Collected data –
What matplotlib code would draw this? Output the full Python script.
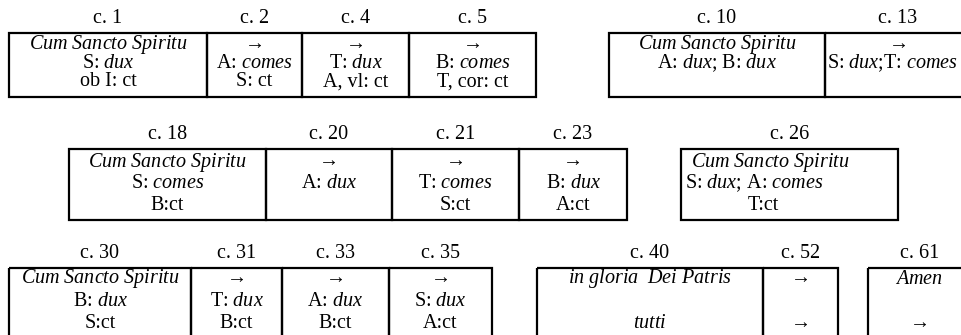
import re
import matplotlib
matplotlib.use("Agg")
import matplotlib.pyplot as plt
from matplotlib.patches import Rectangle

plt.rcParams['font.family'] = ['Liberation Serif', 'DejaVu Serif']
plt.rcParams['mathtext.fontset'] = 'custom'
plt.rcParams['mathtext.rm'] = 'Liberation Serif'
plt.rcParams['mathtext.it'] = 'Liberation Serif:italic'

# text between underscores is set in italics
row1_bars = ["c. 1", "c. 2", "c. 4", "c. 5"]
row1_cells = [["_Cum Sancto Spiritu_", "S: _dux_", "ob I: ct"],
              ["→", "A: _comes_", "S: ct"],
              ["→", "T: _dux_", "A, vl: ct"],
              ["→", "B: _comes_", "T, cor: ct"]]
row1b_bars = ["c. 10"]
row1b_cells = [["_Cum Sancto Spiritu_", "A: _dux_; B: _dux_"]]
row1c_bars = ["c. 13"]
row1c_cells = [["→", "S: _dux_;T: _comes_"]]

row2_bars = ["c. 18", "c. 20", "c. 21", "c. 23"]
row2_cells = [["_Cum Sancto Spiritu_", "S: _comes_", "B:ct"],
              ["→", "A: _dux_"],
              ["→", "T: _comes_", "S:ct"],
              ["→", "B: _dux_", "A:ct"]]
row2b_bars = ["c. 26"]
row2b_cells = [["_Cum Sancto Spiritu_", "S: _dux_; A: _comes_", "T:ct"]]

row3_bars = ["c. 30", "c. 31", "c. 33", "c. 35"]
row3_cells = [["_Cum Sancto Spiritu_", "B: _dux_", "S:ct"],
              ["→", "T: _dux_", "B:ct"],
              ["→", "A: _dux_", "B:ct"],
              ["→", "S: _dux_", "A:ct"]]
row3b_bars = ["c. 40", "c. 52"]
row3b_cells = [["_in gloria  Dei Patris_", "", "_tutti_"],
               ["→", "", "→"]]
row3c_bars = ["c. 61"]
row3c_cells = [["_Amen_", "", "→"]]


def fmt(s):
    return re.sub(r'_(.+?)_',
                  lambda m: r'$\mathit{' + m.group(1).replace(' ', r'\ ') + '}$', s)


fig = plt.figure(figsize=(9.61, 3.35), dpi=100)
ax = fig.add_axes([0, 0, 1, 1])
ax.set_xlim(0, 961)
ax.set_ylim(335, 0)
ax.axis('off')

FS = 14.5


def group(edges, top, bottom, bars, cells, offs, left=None):
    for i, (lab, lines) in enumerate(zip(bars, cells)):
        x0, x1 = edges[i], edges[i + 1]
        ax.add_patch(Rectangle((x0, top), x1 - x0, bottom - top, fill=False,
                               lw=1.6, ec='black'))
        xc = (x0 + x1) / 2
        ax.text(xc, top - 5, lab, ha='center', va='bottom', fontsize=FS)
        for j, s in enumerate(lines):
            if not s:
                continue
            if left is not None:
                ax.text(x0 + left[j], top + offs[j], fmt(s), ha='left',
                        va='center', fontsize=FS)
            else:
                ax.text(xc, top + offs[j], fmt(s), ha='center', va='center',
                        fontsize=FS)


r1 = [12, 30.5, 49]
group([9, 207, 302, 409, 536], 33, 97, row1_bars, row1_cells, r1)
group([609, 825], 33, 97, row1b_bars, row1b_cells, r1)
group([825, 971], 33, 97, row1c_bars, row1c_cells, r1, left=[64, 2])
group([69, 266, 392, 519, 627], 149, 220, row2_bars, row2_cells, [13, 34, 57])
group([681, 898], 149, 220, row2b_bars, row2b_cells, [13, 34, 57],
      left=[10, 4, 67])
group([9, 191, 282, 389, 492], 268, 345, row3_bars, row3_cells, [11, 34, 56])
group([537, 763, 838], 268, 345, row3b_bars, row3b_cells, [11, 34, 56])
group([868, 971], 268, 345, row3c_bars, row3c_cells, [11, 34, 56])

fig.savefig("out.png", dpi=100)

Your objective – Extract from the data every line where "matplotlib" shows up.

The answer –
What matplotlib code would draw this? Output the full Python script.
import matplotlib
matplotlib.use("Agg")
import matplotlib.pyplot as plt
from matplotlib.patches import Rectangle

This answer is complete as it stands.